Du gouffre à la lumière : une résilience retrouvée

Publié le par kreizker

Du gouffre à la lumière : une résilience retrouvée

Dans le cœur de Lyon, la réalité se déclinait en nuances de gris. Mon appartement, niché dans une rue tranquille de la presqu’île, offrait une vue sur une petite cour intérieure dont la morosité semblait s'étendre jusqu'à moi. Les fenêtres de l’immeuble en face, toujours fermées, me renvoyaient l'image d'une existence aussi confinée que la mienne. Les rideaux clos et le silence me renvoyaient mon propre état d'isolement, comme un miroir sans âme.

 

Je venais de perdre mon travail. Plus qu’un simple emploi, il avait été le socle de mon existence, le cœur battant de ma vie. La perte de ce pilier a ouvert une brèche béante dans mon âme. Par cette fissure, l’alcool s’est engouffré, non pas comme une simple échappatoire, mais comme un abîme où je me suis perdue avec résignation. Je me laissais engloutir, abandonnant toute volonté de résistance. Mon désir profond était de disparaître dans ce gouffre noir.

 

Avec l’alcool, je m’effaçais, me transformant en une ombre de moi-même. Mon comportement devenait erratique, cruel, inconnu même à moi.
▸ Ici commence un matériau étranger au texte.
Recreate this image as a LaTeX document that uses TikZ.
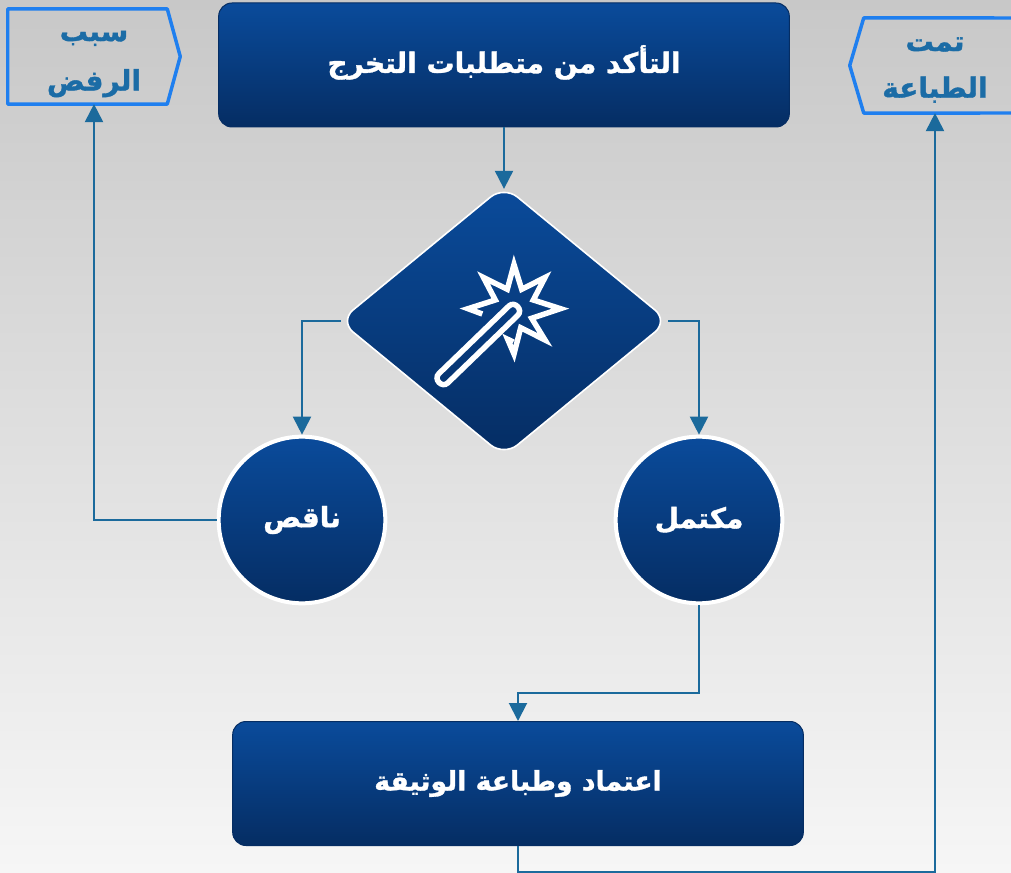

Mon mari, cet homme d’une douceur infinie, était le spectateur impuissant de ce déclin. Il souffrait dans l’ombre, tandis que je me perdais dans des soirées interminables, ivre et désinhibée. Combien de fois m’a-t-il récupérée, titubante, dans ces lieux où je m’abandonnais? Combien de fois m’a-t-il ramenée, sans un mot, accablé par le poids de ma déchéance ? La première fois qu’il a cédé, c’était une gifle en pleine rue. Je me souviens encore du bruit sec, résonnant comme un jugement. Les passants ont appelé la police, et une main courante a été déposée. Mais les incidents suivants se sont déroulés en privé, dans le silence de notre appartement, loin des regards.

 

Un jour, il a tenté de raviver les braises de ce qui nous restait. Il avait organisé un voyage vers l’Atlantique, ce lieu de souvenirs heureux. Mais au moment de partir, je lui ai annoncé que je ne viendrais pas. J’étais trop enfoncée dans ma propre ruine. Alors il a frappé. Pas avec la colère d’un homme enragé, mais avec des coups lourds sur mes épaules, mon torse, comme s'il cherchait à me réveiller d’un sommeil morose. Mais je n'étais déjà plus là.

 

La nuit la plus sombre fut celle où tout s’est effondré. Ivresse et téléphone en main, je parlais à un ami, mes mots se mélangeant avec des éclats de rire désordonnés. Il écoutait en silence, et je n’ai vu que trop tard sa présence. Il est venu lentement vers le lit, retirant sa ceinture avec une détermination désespérée. Quand les coups sont tombés, j’ai cru que ma douleur serait infinie. Les marques sur mes cuisses, ces bleus expansifs, sont devenus des témoins silencieux de ma souffrance. J’ai hésité à immortaliser ces preuves, à quoi bon ? Tout était déjà effondré.

 

Et pourtant… malgré cet abîme, une lueur d’espoir est apparue. Mon chemin de rétablissement a été guidé par les Alcooliques Anonymes. Le soutien des membres, les réunions, et le programme m’ont permis de trouver une nouvelle voie. Lentement, le chemin fut long et semé d’embûches, mais j’ai fini par émerger. L’alcool s’est éloigné, emportant avec lui la noirceur qui me recouvrait. Nous avons repris le fil de notre vie, maladroitement, comme si chaque pas était une tentative de redécouverte. Rien n’est redevenu comme avant. Nous avons changé, déformés par cette épreuve. Les questions persistent, les ombres flottent entre nous, des gestes restent en suspens.

 

Lui, il doute plus que moi. Je ressens son regard, chargé de ce qu’il n’ose exprimer. Il se demande comment nous avons pu atteindre ce point, et moi aussi. Comment cet homme, si plein de tendresse, a-t-il pu franchir la ligne entre la douceur et la violence ? Comment avons-nous pu dépasser cette frontière invisible ?

 

Pourtant, quelque chose perdure. L’amour, bien qu’amoindri, reste présent. Il se cache dans les interstices de notre relation, fragile mais résilient. Ce n’est pas une victoire éclatante, loin s’en faut. C’est un équilibre précaire, instable, mais authentique. Ce n’est pas le bonheur flamboyant d’autrefois, mais c’est quelque chose. Peut-être pas grand-chose, mais ce n’est pas rien non plus.